Procuradora-geral da República afirma que já interrompeu até uma negociação por suspeita de irregularidades

 

 

A procuradora-geral da República, Raquel Dodge, afirmou ontem que tem encaminhado à Polícia Federal todos os casos de vazamento de informações constantes em delação premiada sobre os quais teve conhecimento. Desde que assumiu o cargo, há pouco menos de três meses, ela já encaminhou cinco casos à Polícia Federal, conforme revelou o jornal O Globo.

Questionada ontem sobre o assunto, Raquel disse que tem tratado os vazamentos com “a seriedade que a lei exige”. Ela afirmou que em um dos casos chegou a determinar a interrupção das negociações de delação após vazamento de informação.

“Tenho trabalhado a questão da delação premiada, como dos acordos de leniência, nos limites que a lei 12.850, no tocante ao instrumento da colaboração premiada, regula”, disse.
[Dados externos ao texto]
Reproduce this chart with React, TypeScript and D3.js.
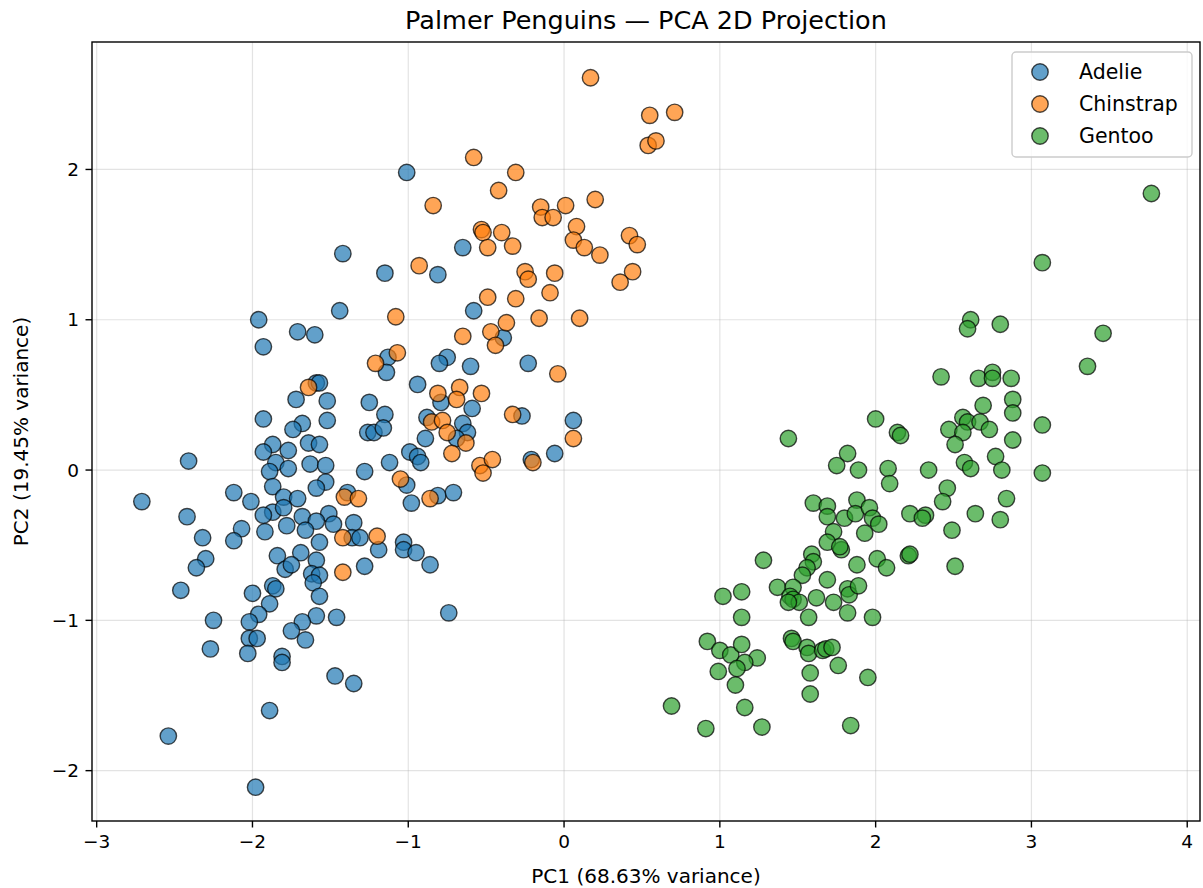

A lei a que a procuradora-geral se refere trata de medidas de investigação de organizações criminosas e estabelece que o acordo de delação deixa de ser sigiloso apenas após o recebimento da denúncia com base nas informações prestadas pelos delatores.

 

Exceções. Raquel considera que exceções a essa regra devem ser guardadas apenas a “situações muito excepcionais, que deverão ser analisadas pelo Ministério Público e pelo Judiciário na forma do devido processo legal”. “Comunicações, notícias de vazamento, eu tenho levado com a seriedade necessária que a lei exige e, para todos os casos que chegaram ao meu conhecimento, já determinei e requisitei a instauração da investigação adequada pela Polícia Federal”, disse a procuradora-geral. Desde que assumiu o cargo mais alto do Ministério Público Federal, em setembro, Raquel não celebrou acordos de delação premiada mas deu andamento a tratativas em casos que já estavam em andamento. A equipe da procuradora-geral recebeu a determinação de manter as negociações em absoluto sigilo, para preservar provas e evitar nulidades durante todo o processo. A PGR não confirma quais casos foram encaminhados para a PF realizar investigações em decorrência de vazamentos.

A suspensão de uma tratativa para delação por causa de vazamento já ocorreu na gestão do antecessor de Raquel, Rodrigo Janot. Em 2016, o ex-procurador-geral determinou a suspensão das tratativas com executivos da construtora OAS depois que a revista Veja revelou o que seria um dos objetos de negociação da empresa com o MP. Depois de um período com as negociações na geladeira, os executivos da empreiteira voltaram a falar com a PGR e parte dos delatores da OAS conseguiu, ao final do mandato de Janot, celebrar acordos de colaboração.